LRA working checklist - paraphrased; see official source
- Start by confirming the reporting entity you are describing, so the disclosure is tied to the correct legal organisation rather than a group, brand, or operating unit.
- Check the company records for the registered legal name, the ownership setup and legal structure, the head office address, and the list of countries where the business operates.
- Decide what counts as an operating country for your organisation and apply that rule consistently, so the list is complete and not based on ad hoc judgement.
- Gather the source documents that support each item, such as incorporation records, governance papers, registered office details, and internal location registers or equivalent evidence.
- Prepare the disclosure in a clear format, using either short narrative statements or a simple table, and make sure each required item is covered once and only once.
- Record any exclusions, boundary changes, or unusual cases that affect how the information was compiled, then compare the final wording and figures against the official source before sign-off.
Translate the disclosure into an internal business question — then adapt it to your organisation's own language.
Use the organisation’s own internal labels first, then map them to the report wording.

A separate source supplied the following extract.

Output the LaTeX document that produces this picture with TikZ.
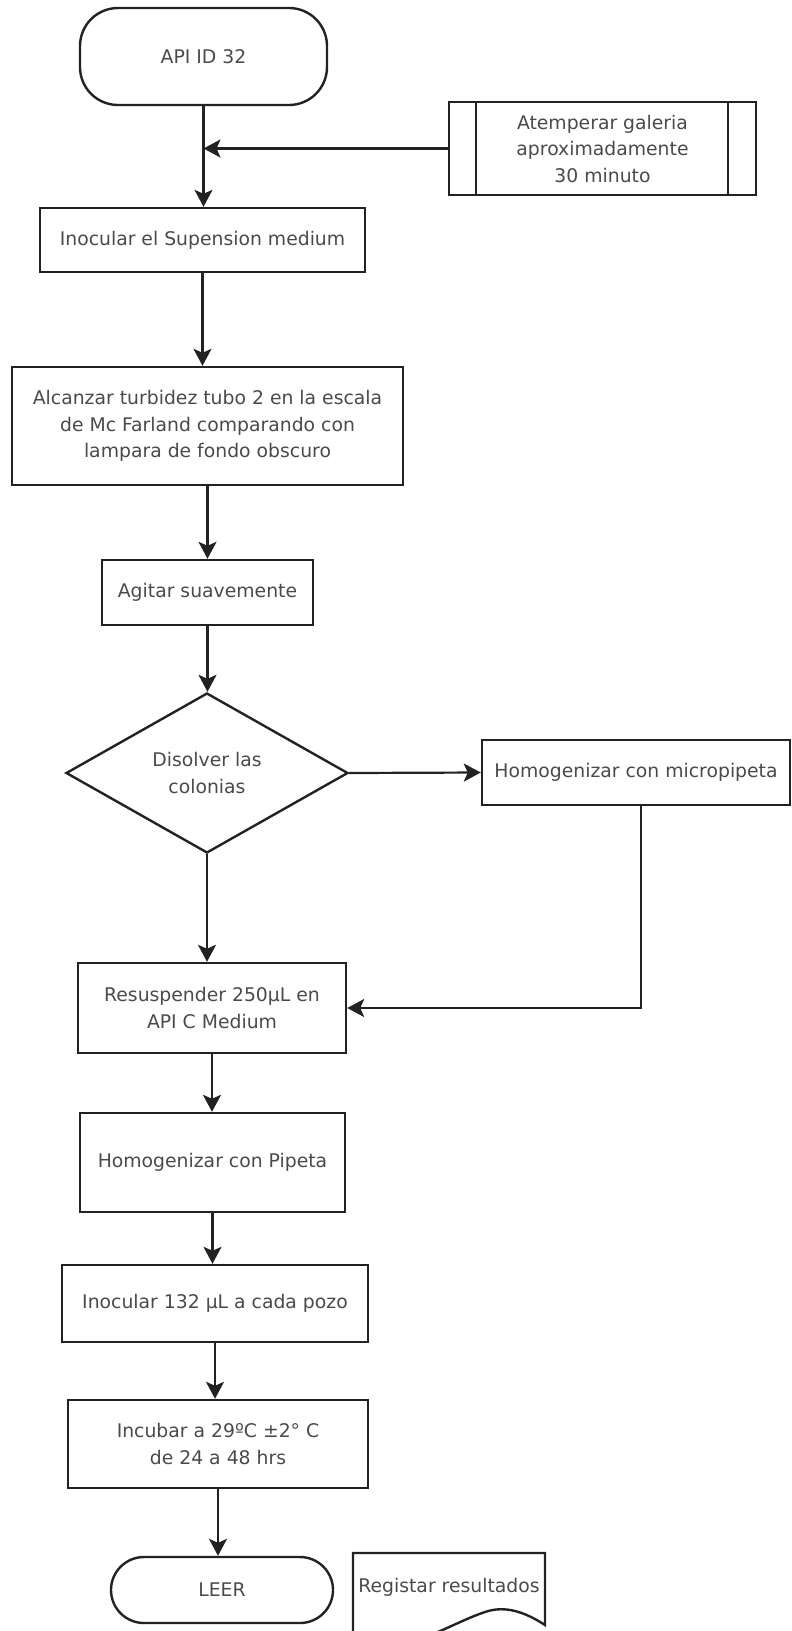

For example, ask for the entity profile, company registration details, registered office, and operating countries rather than using framework terms in the request.
Please provide the GRI 2-1 information for the organisation.
Please send the current entity profile for [period] covering [boundary]: the registered legal name, ownership/legal form, head office location, and the countries where the organisation operates. Include the source record, last updated date, and any scope notes so we can map it into the report.
Formal email template
Subject: Request for entity profile details for sustainability reporting Hi [Name], Could you please share the current entity profile information for [reporting period / cut-off date] for [legal entity / group boundary]? We need the following items for the sustainability report: - Registered legal name - Ownership and legal form description - Head office location - Countries where we operate Please include the source record or system used, the date it was last updated, and any notes on whether the information applies to the parent company, the group, or a specific subsidiary set. If there are multiple versions in circulation, please confirm which one should be used for sign-off. This is a possible LRA training template; please adapt it to your organisation’s own terms and check the official source before sign-off. Many thanks, [Your name]
Short Teams / Slack version
Hi [Name] — could you send the current entity profile for [period] for [boundary]? We need the registered name, ownership/legal form, head office location, and operating countries, plus the source system and last updated date. Please use your team’s own labels if different, then we’ll map them for the report. Thanks.
Manufacturing
Context. A group with a UK parent, overseas sales offices, and several production sites
Adapted request. Please share the current company profile for [period] for the consolidated group: registered name, ownership/legal form, head office location, and the countries where we have manufacturing, sales, or service operations. Include the legal entity register reference and last updated date.
Example response. Prepared by: Company Secretariat; Team / function: Legal; Date provided: 12 March 2026; Reporting period / cut-off date: FY2025; Legal entity / boundary covered: Consolidated group; Source system / record: Entity register; Last updated date: 28 February 2026; Approver / checker: Company Secretary; Notes on scope or exceptions: Includes all active operating countries, excludes dormant entities.
Financial services
Context. A regulated group with a holding company, branch network, and overseas offices
Adapted request. Please provide the current group profile for [period]: legal name, ownership and legal form, head office location, and the countries where the group has active branches or offices. Please add the source register and the date the record was last refreshed.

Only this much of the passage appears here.